AE : La Banque mondiale a indiqué que les investissements au Mali ont progressé de 8%, grâce notamment à une hausse des investissements privés. Cependant le FMI indique que la plupart des crédits accordés au secteur privé sont à court terme. D’ailleurs 75% de l’ensemble des crédits accordés au Mali aujourd’hui seraient à court terme. Qu’est-ce qui explique le manque d’investissements à long terme dans le pays, nécessaires pour créer un vrai développement durable ?
Moussa Touré : Les banques maliennes font face à plusieurs difficultés. Nous avons une économie très liquide et le niveau de bancarisation reste faible. L’épargne collectée par elles reste essentiellement à vue.
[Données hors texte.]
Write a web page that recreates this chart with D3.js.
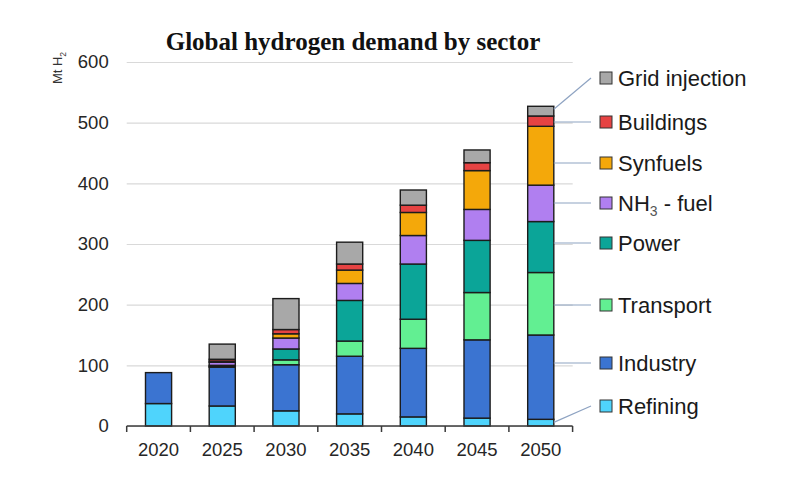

De ce fait, elles disposent de ressources à court terme qui ne permettent pas de financer des projets sur le long terme. Cette situation est exacerbée par une règlementation trop stricte. Il est donc nécessaire de faire des réformes à plusieurs niveaux et développer de nouveaux produits et services pour transformer ces challenges en opportunités.
Par ailleurs, il est indispensable que l’Etat et le secteur privé malien renforcent leurs capacités de montage de projets et de structuration de financements pour les projets banquables comme on le dit.
AE : Quelle est votre stratégie pour améliorer la part des investissements à long terme ?
Moussa Touré : En plus d’optimiser les missions actuelles qui sont les notres, API-Mail en sa qualité d’établissement en charge de la promotion des investissements au Mali vise à se positionner comme le porte-parole, la vitrine de l’ensemble des parties prenantes de l’environnement malien des affaires. Cela permettra de mettre en place des actions inclusives avec l’ensemble des organisations en charge des secteurs de développement du pays pour donner plus d’impact à la politique d’attraction des investisseurs au Mali. C’est pourquoi, nous portons depuis plusieurs années maintenant un plaidoyer pour transformer cette agence en Agence de Développement, à l’image des meilleures pratiques africaines (Rwanda, Ile Maurice,…) et mondiales (Nouvelle Zélande, Singapour, …). Nous espérons que nous seront entendus au plus vite car il y a urgence là aussi.